— begin Supplied data —
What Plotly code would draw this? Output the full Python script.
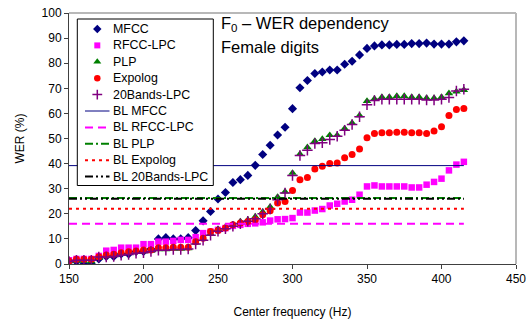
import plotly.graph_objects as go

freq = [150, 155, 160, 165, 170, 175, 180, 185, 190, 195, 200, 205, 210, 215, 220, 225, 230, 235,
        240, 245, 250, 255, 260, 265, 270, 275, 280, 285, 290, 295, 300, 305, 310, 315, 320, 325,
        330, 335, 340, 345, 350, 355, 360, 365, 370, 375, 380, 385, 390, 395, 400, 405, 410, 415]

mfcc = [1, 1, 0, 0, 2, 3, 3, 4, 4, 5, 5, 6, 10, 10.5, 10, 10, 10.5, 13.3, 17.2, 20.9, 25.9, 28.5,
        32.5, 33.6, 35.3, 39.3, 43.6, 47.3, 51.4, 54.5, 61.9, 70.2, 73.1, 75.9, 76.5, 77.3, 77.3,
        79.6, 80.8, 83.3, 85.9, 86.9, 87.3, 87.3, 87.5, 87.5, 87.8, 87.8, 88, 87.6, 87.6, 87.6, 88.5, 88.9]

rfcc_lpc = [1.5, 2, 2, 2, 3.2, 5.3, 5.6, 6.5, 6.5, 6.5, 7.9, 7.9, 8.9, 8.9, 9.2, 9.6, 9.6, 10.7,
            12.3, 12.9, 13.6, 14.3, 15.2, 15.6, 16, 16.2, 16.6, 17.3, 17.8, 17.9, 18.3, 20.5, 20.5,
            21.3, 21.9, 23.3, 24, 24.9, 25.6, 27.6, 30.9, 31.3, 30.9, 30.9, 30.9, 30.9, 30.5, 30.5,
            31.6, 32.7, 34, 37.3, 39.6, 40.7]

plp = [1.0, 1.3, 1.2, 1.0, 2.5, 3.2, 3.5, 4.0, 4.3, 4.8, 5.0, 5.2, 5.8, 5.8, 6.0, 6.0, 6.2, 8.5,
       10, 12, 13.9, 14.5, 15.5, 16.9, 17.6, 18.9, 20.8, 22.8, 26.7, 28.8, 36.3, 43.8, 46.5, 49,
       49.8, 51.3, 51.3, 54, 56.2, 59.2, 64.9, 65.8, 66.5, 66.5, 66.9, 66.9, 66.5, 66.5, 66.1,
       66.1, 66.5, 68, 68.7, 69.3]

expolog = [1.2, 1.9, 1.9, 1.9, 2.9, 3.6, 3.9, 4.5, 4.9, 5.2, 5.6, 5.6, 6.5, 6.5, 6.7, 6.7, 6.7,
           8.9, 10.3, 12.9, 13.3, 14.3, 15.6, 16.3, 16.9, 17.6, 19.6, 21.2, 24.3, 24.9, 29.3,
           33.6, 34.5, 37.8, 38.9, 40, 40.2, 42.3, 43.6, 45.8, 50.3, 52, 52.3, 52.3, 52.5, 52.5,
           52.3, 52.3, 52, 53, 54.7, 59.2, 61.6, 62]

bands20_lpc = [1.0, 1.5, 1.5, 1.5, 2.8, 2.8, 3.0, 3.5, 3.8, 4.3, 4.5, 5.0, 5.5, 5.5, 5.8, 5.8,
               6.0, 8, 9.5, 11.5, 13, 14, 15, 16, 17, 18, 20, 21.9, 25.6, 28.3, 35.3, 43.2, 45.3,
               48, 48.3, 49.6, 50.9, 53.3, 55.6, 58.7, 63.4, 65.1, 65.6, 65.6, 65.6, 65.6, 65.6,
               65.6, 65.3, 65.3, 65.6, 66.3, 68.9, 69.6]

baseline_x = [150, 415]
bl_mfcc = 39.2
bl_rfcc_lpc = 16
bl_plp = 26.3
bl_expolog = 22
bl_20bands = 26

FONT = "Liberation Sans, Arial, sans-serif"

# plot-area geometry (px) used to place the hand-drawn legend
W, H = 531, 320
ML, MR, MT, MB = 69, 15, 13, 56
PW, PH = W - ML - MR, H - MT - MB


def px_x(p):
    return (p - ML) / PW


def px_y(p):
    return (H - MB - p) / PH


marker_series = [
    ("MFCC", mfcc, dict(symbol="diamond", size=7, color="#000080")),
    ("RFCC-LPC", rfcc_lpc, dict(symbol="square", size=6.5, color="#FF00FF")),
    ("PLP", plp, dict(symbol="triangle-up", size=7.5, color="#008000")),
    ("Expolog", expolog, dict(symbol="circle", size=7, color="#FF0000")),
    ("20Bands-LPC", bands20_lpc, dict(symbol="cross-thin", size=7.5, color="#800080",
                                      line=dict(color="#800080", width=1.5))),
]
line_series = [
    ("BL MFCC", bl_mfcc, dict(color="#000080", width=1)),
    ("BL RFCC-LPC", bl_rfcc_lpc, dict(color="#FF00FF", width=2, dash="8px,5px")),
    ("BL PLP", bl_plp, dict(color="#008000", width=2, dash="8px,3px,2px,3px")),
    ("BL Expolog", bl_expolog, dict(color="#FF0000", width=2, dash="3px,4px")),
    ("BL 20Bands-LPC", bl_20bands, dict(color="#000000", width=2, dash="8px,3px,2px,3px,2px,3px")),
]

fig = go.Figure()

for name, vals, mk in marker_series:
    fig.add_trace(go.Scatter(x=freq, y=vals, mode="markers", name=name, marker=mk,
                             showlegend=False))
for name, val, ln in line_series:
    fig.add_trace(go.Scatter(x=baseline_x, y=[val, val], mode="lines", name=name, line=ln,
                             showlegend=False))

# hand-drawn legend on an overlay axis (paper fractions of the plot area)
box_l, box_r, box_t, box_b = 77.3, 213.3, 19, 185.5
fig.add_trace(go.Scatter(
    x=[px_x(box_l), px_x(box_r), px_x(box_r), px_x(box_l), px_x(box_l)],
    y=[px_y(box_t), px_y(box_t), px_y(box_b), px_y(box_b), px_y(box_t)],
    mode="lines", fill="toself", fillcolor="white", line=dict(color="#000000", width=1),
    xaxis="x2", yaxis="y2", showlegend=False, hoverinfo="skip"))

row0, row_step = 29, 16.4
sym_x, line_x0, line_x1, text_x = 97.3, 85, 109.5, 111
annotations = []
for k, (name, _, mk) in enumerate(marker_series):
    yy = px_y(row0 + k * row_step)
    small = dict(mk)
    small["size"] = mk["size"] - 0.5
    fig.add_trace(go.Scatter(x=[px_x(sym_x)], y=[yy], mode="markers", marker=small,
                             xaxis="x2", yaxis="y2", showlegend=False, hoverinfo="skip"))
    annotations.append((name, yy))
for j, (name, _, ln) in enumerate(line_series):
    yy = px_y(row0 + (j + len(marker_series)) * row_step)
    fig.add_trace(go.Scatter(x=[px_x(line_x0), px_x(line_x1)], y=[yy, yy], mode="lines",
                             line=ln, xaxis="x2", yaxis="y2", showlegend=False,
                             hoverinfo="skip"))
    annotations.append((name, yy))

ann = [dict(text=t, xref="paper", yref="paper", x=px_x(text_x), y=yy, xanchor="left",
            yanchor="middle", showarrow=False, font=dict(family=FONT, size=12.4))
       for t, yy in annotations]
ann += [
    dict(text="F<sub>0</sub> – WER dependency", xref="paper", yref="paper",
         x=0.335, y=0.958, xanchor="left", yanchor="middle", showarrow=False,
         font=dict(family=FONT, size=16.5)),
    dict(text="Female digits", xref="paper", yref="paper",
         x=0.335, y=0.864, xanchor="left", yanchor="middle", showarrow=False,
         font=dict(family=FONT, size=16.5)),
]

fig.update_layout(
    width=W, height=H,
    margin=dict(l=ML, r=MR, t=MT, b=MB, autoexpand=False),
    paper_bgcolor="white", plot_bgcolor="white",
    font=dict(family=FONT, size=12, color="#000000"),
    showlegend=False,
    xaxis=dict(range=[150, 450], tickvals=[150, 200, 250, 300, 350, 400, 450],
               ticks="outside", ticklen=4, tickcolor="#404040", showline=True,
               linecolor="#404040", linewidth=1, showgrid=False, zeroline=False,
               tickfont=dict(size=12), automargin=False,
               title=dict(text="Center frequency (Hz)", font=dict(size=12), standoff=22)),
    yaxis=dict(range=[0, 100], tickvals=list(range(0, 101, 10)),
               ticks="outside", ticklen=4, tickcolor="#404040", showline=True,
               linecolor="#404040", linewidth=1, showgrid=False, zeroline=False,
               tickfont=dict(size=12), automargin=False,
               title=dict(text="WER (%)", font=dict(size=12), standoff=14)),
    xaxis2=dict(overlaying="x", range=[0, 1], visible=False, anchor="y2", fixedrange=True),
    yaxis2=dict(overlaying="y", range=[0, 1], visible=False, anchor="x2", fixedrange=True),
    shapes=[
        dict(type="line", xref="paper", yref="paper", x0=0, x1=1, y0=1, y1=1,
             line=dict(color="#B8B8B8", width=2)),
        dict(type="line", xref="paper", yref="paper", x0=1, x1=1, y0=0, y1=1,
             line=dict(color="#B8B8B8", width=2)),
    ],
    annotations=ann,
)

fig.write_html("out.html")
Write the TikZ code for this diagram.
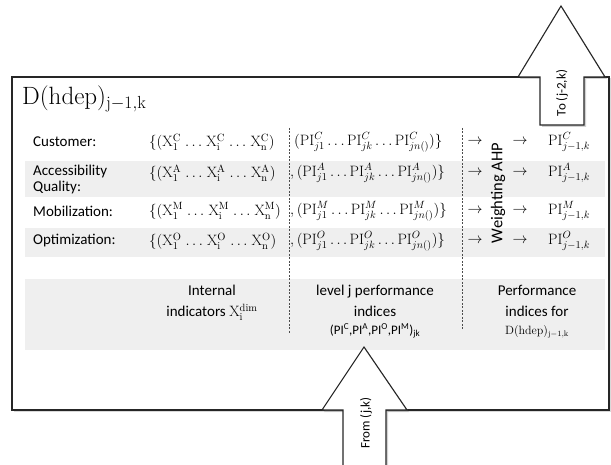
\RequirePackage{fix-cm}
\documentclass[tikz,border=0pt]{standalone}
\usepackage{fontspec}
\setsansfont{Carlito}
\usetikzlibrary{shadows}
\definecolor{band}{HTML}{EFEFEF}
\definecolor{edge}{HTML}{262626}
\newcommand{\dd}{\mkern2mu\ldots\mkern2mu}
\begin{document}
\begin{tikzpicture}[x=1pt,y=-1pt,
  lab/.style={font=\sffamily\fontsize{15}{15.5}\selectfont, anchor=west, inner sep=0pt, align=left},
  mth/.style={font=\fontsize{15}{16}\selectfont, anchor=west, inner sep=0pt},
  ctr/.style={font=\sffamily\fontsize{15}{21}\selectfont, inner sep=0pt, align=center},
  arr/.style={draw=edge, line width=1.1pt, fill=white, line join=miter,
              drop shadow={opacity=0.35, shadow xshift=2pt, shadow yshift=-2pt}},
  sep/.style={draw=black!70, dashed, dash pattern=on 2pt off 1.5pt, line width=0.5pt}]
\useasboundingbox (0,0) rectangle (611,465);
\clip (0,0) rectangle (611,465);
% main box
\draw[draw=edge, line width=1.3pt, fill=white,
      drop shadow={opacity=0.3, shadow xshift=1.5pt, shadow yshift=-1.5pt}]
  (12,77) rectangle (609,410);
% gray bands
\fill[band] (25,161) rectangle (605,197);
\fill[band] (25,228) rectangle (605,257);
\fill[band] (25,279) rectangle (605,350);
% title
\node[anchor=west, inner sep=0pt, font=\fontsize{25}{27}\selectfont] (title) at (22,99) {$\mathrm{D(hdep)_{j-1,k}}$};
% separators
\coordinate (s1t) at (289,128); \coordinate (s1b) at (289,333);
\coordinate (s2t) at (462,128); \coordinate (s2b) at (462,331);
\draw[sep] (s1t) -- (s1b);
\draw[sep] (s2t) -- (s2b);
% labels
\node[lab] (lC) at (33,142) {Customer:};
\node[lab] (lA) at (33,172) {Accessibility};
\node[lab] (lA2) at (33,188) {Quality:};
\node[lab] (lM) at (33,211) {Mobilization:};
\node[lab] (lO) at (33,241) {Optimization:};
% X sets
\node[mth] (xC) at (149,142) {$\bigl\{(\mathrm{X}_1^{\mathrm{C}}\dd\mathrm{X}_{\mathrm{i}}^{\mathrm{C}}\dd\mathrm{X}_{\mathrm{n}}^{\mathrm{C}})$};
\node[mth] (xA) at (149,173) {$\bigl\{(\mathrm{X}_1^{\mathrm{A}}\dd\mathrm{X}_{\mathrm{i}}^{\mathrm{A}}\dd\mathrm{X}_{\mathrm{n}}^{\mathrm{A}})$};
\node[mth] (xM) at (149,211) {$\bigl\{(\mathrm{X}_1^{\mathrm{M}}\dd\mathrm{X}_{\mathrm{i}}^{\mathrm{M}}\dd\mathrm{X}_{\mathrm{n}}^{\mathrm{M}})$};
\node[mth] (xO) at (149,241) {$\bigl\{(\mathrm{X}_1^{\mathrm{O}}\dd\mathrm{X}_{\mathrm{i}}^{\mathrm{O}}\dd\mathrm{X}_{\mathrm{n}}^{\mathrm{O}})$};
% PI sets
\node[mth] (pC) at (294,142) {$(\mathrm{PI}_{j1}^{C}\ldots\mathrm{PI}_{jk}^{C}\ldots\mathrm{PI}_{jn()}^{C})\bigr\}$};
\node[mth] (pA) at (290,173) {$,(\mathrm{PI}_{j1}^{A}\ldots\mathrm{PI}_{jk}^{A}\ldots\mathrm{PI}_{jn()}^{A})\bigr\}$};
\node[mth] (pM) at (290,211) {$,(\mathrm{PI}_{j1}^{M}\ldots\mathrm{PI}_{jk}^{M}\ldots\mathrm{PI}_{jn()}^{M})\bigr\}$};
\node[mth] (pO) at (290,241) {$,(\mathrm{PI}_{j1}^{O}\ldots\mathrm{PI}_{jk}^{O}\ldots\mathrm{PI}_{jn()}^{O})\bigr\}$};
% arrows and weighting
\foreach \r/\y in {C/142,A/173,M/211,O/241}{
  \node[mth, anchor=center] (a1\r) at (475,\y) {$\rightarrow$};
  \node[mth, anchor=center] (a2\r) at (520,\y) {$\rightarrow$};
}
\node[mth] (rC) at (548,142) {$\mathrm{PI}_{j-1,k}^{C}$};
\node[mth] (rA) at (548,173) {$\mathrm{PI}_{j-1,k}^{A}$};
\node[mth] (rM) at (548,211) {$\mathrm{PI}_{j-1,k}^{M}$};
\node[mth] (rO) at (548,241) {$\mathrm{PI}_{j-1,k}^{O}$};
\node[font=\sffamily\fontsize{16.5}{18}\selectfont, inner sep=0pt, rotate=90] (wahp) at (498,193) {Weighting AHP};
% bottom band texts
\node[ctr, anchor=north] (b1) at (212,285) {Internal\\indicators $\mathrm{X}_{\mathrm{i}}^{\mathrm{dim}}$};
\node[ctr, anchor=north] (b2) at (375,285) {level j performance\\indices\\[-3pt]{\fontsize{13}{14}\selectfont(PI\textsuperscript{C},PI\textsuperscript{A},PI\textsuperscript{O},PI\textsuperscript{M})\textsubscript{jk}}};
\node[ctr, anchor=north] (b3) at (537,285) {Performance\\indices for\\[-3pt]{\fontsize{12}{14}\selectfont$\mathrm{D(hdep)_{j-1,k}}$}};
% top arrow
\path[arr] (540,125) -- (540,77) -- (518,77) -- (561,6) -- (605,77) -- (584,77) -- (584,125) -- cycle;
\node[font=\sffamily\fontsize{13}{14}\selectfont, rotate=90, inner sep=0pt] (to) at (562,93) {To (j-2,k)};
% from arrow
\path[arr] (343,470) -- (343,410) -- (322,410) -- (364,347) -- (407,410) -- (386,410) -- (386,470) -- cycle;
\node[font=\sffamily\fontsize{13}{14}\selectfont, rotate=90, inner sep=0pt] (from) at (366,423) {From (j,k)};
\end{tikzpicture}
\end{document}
— end Supplied data —
> _Prompt_
Beginning with the first line of the records above, extract each line exactly through the line that holds "66.1, 66.5, 68, 68.7, 69.3]", both ends included. Omit pictures.

> _Finished task_
What Plotly code would draw this? Output the full Python script.
import plotly.graph_objects as go

freq = [150, 155, 160, 165, 170, 175, 180, 185, 190, 195, 200, 205, 210, 215, 220, 225, 230, 235,
        240, 245, 250, 255, 260, 265, 270, 275, 280, 285, 290, 295, 300, 305, 310, 315, 320, 325,
        330, 335, 340, 345, 350, 355, 360, 365, 370, 375, 380, 385, 390, 395, 400, 405, 410, 415]

mfcc = [1, 1, 0, 0, 2, 3, 3, 4, 4, 5, 5, 6, 10, 10.5, 10, 10, 10.5, 13.3, 17.2, 20.9, 25.9, 28.5,
        32.5, 33.6, 35.3, 39.3, 43.6, 47.3, 51.4, 54.5, 61.9, 70.2, 73.1, 75.9, 76.5, 77.3, 77.3,
        79.6, 80.8, 83.3, 85.9, 86.9, 87.3, 87.3, 87.5, 87.5, 87.8, 87.8, 88, 87.6, 87.6, 87.6, 88.5, 88.9]

rfcc_lpc = [1.5, 2, 2, 2, 3.2, 5.3, 5.6, 6.5, 6.5, 6.5, 7.9, 7.9, 8.9, 8.9, 9.2, 9.6, 9.6, 10.7,
            12.3, 12.9, 13.6, 14.3, 15.2, 15.6, 16, 16.2, 16.6, 17.3, 17.8, 17.9, 18.3, 20.5, 20.5,
            21.3, 21.9, 23.3, 24, 24.9, 25.6, 27.6, 30.9, 31.3, 30.9, 30.9, 30.9, 30.9, 30.5, 30.5,
            31.6, 32.7, 34, 37.3, 39.6, 40.7]

plp = [1.0, 1.3, 1.2, 1.0, 2.5, 3.2, 3.5, 4.0, 4.3, 4.8, 5.0, 5.2, 5.8, 5.8, 6.0, 6.0, 6.2, 8.5,
       10, 12, 13.9, 14.5, 15.5, 16.9, 17.6, 18.9, 20.8, 22.8, 26.7, 28.8, 36.3, 43.8, 46.5, 49,
       49.8, 51.3, 51.3, 54, 56.2, 59.2, 64.9, 65.8, 66.5, 66.5, 66.9, 66.9, 66.5, 66.5, 66.1,
       66.1, 66.5, 68, 68.7, 69.3]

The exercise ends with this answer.